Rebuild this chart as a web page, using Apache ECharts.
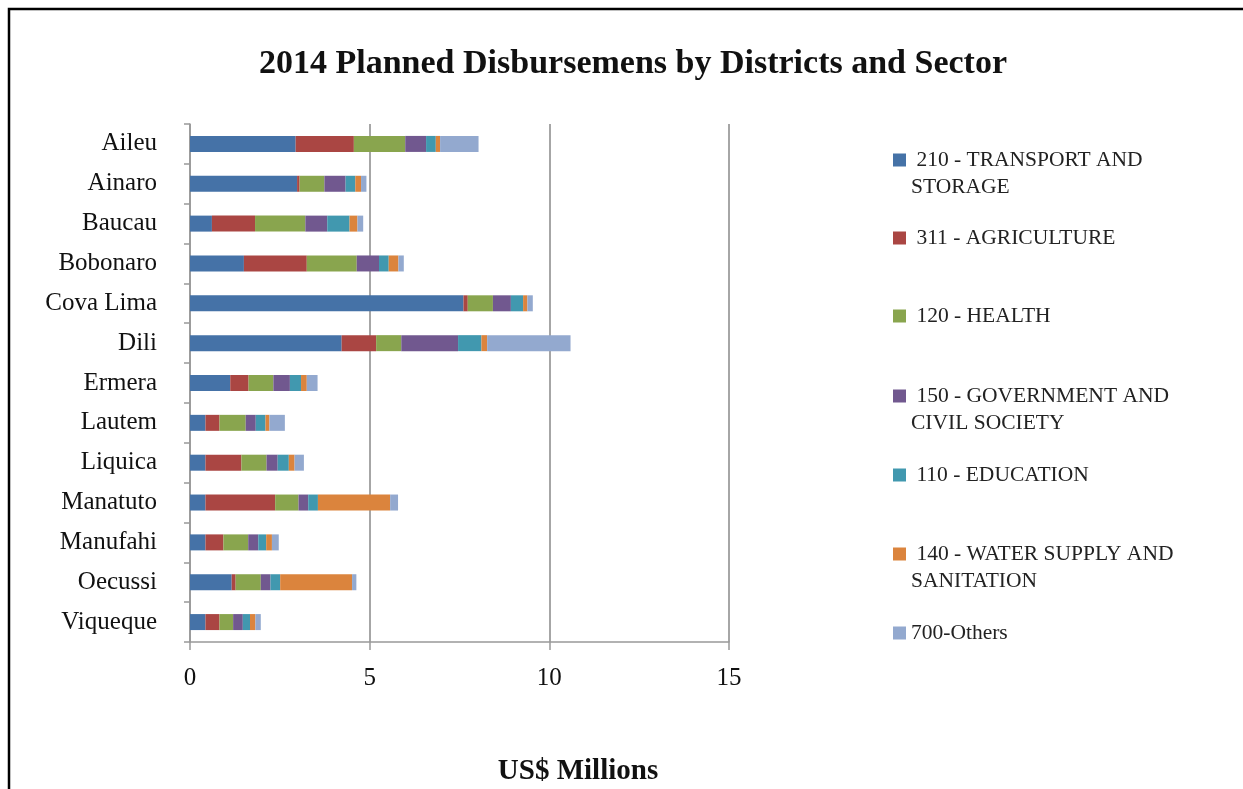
<!DOCTYPE html>
<html>
<head>
<meta charset="utf-8">
<script src="https://cdn.jsdelivr.net/npm/echarts@6/dist/echarts.min.js"></script>
<style>
html,body{margin:0;padding:0;background:#fff;}
#chart{width:1243px;height:789px;}
</style>
</head>
<body>
<div id="chart"></div>
<script>
var districts = ['Aileu','Ainaro','Baucau','Bobonaro','Cova Lima','Dili','Ermera','Lautem','Liquica','Manatuto','Manufahi','Oecussi','Viqueque'];
var sectorNames = ['210 - TRANSPORT AND STORAGE','311 - AGRICULTURE','120 - HEALTH','150 - GOVERNMENT AND CIVIL SOCIETY','110 - EDUCATION','140 - WATER SUPPLY AND SANITATION','700-Others'];
var legendLabels = [' 210 - TRANSPORT AND\nSTORAGE',' 311 - AGRICULTURE',' 120 - HEALTH',' 150 - GOVERNMENT AND\nCIVIL SOCIETY',' 110 - EDUCATION',' 140 - WATER SUPPLY AND\nSANITATION','700-Others'];
var transport   = [2.94, 2.98, 0.61, 1.50, 7.61, 4.22, 1.12, 0.43, 0.43, 0.43, 0.43, 1.16, 0.43];
var agriculture = [1.62, 0.07, 1.20, 1.75, 0.12, 0.96, 0.51, 0.39, 1.00, 1.94, 0.50, 0.11, 0.39];
var health      = [1.43, 0.69, 1.40, 1.39, 0.70, 0.70, 0.69, 0.73, 0.70, 0.65, 0.69, 0.70, 0.38];
var government  = [0.58, 0.59, 0.61, 0.62, 0.50, 1.58, 0.46, 0.28, 0.31, 0.27, 0.28, 0.27, 0.27];
var education   = [0.27, 0.27, 0.62, 0.27, 0.34, 0.65, 0.31, 0.27, 0.31, 0.27, 0.22, 0.27, 0.20];
var water       = [0.12, 0.16, 0.22, 0.27, 0.12, 0.16, 0.16, 0.11, 0.16, 2.01, 0.16, 2.00, 0.15];
var others      = [1.07, 0.15, 0.16, 0.15, 0.15, 2.32, 0.30, 0.43, 0.26, 0.22, 0.19, 0.12, 0.15];
var xTicks = [0, 5, 10, 15];

var seriesValues = [transport, agriculture, health, government, education, water, others];
var colors = ['#4572A7','#AA4643','#89A54E','#71588F','#4198AF','#DB843D','#93A9CF'];
var FONT = 'Liberation Serif';

var legendCenters = [160, 238, 316, 396, 475, 554, 633];
var LH = 27;
var legends = sectorNames.map(function(name, i){
  var twoLine = legendLabels[i].indexOf('\n') >= 0;
  var label = twoLine ? '\n' + legendLabels[i] : legendLabels[i];
  return {
    data: [name],
    orient: 'vertical',
    left: 893,
    padding: 0,
    top: twoLine ? legendCenters[i] - 1.5 * LH : legendCenters[i] - 0.5 * LH,
    itemWidth: 13,
    itemHeight: 13,
    icon: 'rect',
    selectedMode: false,
    formatter: function(){ return label; },
    textStyle: {fontFamily: FONT, fontSize: 21.5, color: '#222', lineHeight: LH}
  };
});

var chart = echarts.init(document.getElementById('chart'));
chart.setOption({
  animation: false,
  backgroundColor: '#fff',
  color: colors,
  title: [{
    text: '2014 Planned Disbursemens by Districts and Sector',
    left: 628, top: 42, textAlign: 'center',
    textStyle: {fontFamily: FONT, fontSize: 34, fontWeight: 'bold', color: '#111'}
  },{
    text: 'US$ Millions',
    left: 573, top: 752, textAlign: 'center',
    textStyle: {fontFamily: FONT, fontSize: 29, fontWeight: 'bold', color: '#111'}
  }],
  legend: legends,
  grid: {left: 190, top: 124, width: 539, height: 518, containLabel: false},
  xAxis: {
    type: 'value', min: 0, max: 15, interval: 5,
    axisLine: {show: true, lineStyle: {color: '#999', width: 1.5}},
    axisTick: {show: true, length: 8, lineStyle: {color: '#999', width: 1.5}},
    axisLabel: {fontFamily: FONT, fontSize: 25, color: '#111', margin: 24,
      formatter: function(v){ return xTicks.indexOf(v) >= 0 ? String(v) : ''; }},
    splitLine: {show: true, lineStyle: {color: '#888', width: 1.5}}
  },
  yAxis: {
    type: 'category', data: districts, inverse: true,
    axisLine: {show: true, lineStyle: {color: '#999', width: 1.5}},
    axisTick: {show: true, length: 6, lineStyle: {color: '#999', width: 1.5}},
    axisLabel: {fontFamily: FONT, fontSize: 25, color: '#111', margin: 33}
  },
  series: sectorNames.map(function(name, i){
    return {
      name: name, type: 'bar', stack: 'total',
      data: seriesValues[i],
      barWidth: 16,
      itemStyle: {color: colors[i]}
    };
  }),
  graphic: [{
    type: 'polyline',
    shape: {points: [[9, 789], [9, 9], [1243, 9]]},
    style: {stroke: '#000', lineWidth: 2.5, fill: null},
    silent: true
  }]
});
</script>
</body>
</html>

----------------------------------------

▸ Instruction
Except for the pictures, reproduce every line exactly.

▸ Solution
Rebuild this chart as a web page, using Apache ECharts.
<!DOCTYPE html>
<html>
<head>
<meta charset="utf-8">
<script src="https://cdn.jsdelivr.net/npm/echarts@6/dist/echarts.min.js"></script>
<style>
html,body{margin:0;padding:0;background:#fff;}
#chart{width:1243px;height:789px;}
</style>
</head>
<body>
<div id="chart"></div>
<script>
var districts = ['Aileu','Ainaro','Baucau','Bobonaro','Cova Lima','Dili','Ermera','Lautem','Liquica','Manatuto','Manufahi','Oecussi','Viqueque'];
var sectorNames = ['210 - TRANSPORT AND STORAGE','311 - AGRICULTURE','120 - HEALTH','150 - GOVERNMENT AND CIVIL SOCIETY','110 - EDUCATION','140 - WATER SUPPLY AND SANITATION','700-Others'];
var legendLabels = [' 210 - TRANSPORT AND\nSTORAGE',' 311 - AGRICULTURE',' 120 - HEALTH',' 150 - GOVERNMENT AND\nCIVIL SOCIETY',' 110 - EDUCATION',' 140 - WATER SUPPLY AND\nSANITATION','700-Others'];
var transport   = [2.94, 2.98, 0.61, 1.50, 7.61, 4.22, 1.12, 0.43, 0.43, 0.43, 0.43, 1.16, 0.43];
var agriculture = [1.62, 0.07, 1.20, 1.75, 0.12, 0.96, 0.51, 0.39, 1.00, 1.94, 0.50, 0.11, 0.39];
var health      = [1.43, 0.69, 1.40, 1.39, 0.70, 0.70, 0.69, 0.73, 0.70, 0.65, 0.69, 0.70, 0.38];
var government  = [0.58, 0.59, 0.61, 0.62, 0.50, 1.58, 0.46, 0.28, 0.31, 0.27, 0.28, 0.27, 0.27];
var education   = [0.27, 0.27, 0.62, 0.27, 0.34, 0.65, 0.31, 0.27, 0.31, 0.27, 0.22, 0.27, 0.20];
var water       = [0.12, 0.16, 0.22, 0.27, 0.12, 0.16, 0.16, 0.11, 0.16, 2.01, 0.16, 2.00, 0.15];
var others      = [1.07, 0.15, 0.16, 0.15, 0.15, 2.32, 0.30, 0.43, 0.26, 0.22, 0.19, 0.12, 0.15];
var xTicks = [0, 5, 10, 15];

var seriesValues = [transport, agriculture, health, government, education, water, others];
var colors = ['#4572A7','#AA4643','#89A54E','#71588F','#4198AF','#DB843D','#93A9CF'];
var FONT = 'Liberation Serif';

var legendCenters = [160, 238, 316, 396, 475, 554, 633];
var LH = 27;
var legends = sectorNames.map(function(name, i){
  var twoLine = legendLabels[i].indexOf('\n') >= 0;
  var label = twoLine ? '\n' + legendLabels[i] : legendLabels[i];
  return {
    data: [name],
    orient: 'vertical',
    left: 893,
    padding: 0,
    top: twoLine ? legendCenters[i] - 1.5 * LH : legendCenters[i] - 0.5 * LH,
    itemWidth: 13,
    itemHeight: 13,
    icon: 'rect',
    selectedMode: false,
    formatter: function(){ return label; },
    textStyle: {fontFamily: FONT, fontSize: 21.5, color: '#222', lineHeight: LH}
  };
});

var chart = echarts.init(document.getElementById('chart'));
chart.setOption({
  animation: false,
  backgroundColor: '#fff',
  color: colors,
  title: [{
    text: '2014 Planned Disbursemens by Districts and Sector',
    left: 628, top: 42, textAlign: 'center',
    textStyle: {fontFamily: FONT, fontSize: 34, fontWeight: 'bold', color: '#111'}
  },{
    text: 'US$ Millions',
    left: 573, top: 752, textAlign: 'center',
    textStyle: {fontFamily: FONT, fontSize: 29, fontWeight: 'bold', color: '#111'}
  }],
  legend: legends,
  grid: {left: 190, top: 124, width: 539, height: 518, containLabel: false},
  xAxis: {
    type: 'value', min: 0, max: 15, interval: 5,
    axisLine: {show: true, lineStyle: {color: '#999', width: 1.5}},
    axisTick: {show: true, length: 8, lineStyle: {color: '#999', width: 1.5}},
    axisLabel: {fontFamily: FONT, fontSize: 25, color: '#111', margin: 24,
      formatter: function(v){ return xTicks.indexOf(v) >= 0 ? String(v) : ''; }},
    splitLine: {show: true, lineStyle: {color: '#888', width: 1.5}}
  },
  yAxis: {
    type: 'category', data: districts, inverse: true,
    axisLine: {show: true, lineStyle: {color: '#999', width: 1.5}},
    axisTick: {show: true, length: 6, lineStyle: {color: '#999', width: 1.5}},
    axisLabel: {fontFamily: FONT, fontSize: 25, color: '#111', margin: 33}
  },
  series: sectorNames.map(function(name, i){
    return {
      name: name, type: 'bar', stack: 'total',
      data: seriesValues[i],
      barWidth: 16,
      itemStyle: {color: colors[i]}
    };
  }),
  graphic: [{
    type: 'polyline',
    shape: {points: [[9, 789], [9, 9], [1243, 9]]},
    style: {stroke: '#000', lineWidth: 2.5, fill: null},
    silent: true
  }]
});
</script>
</body>
</html>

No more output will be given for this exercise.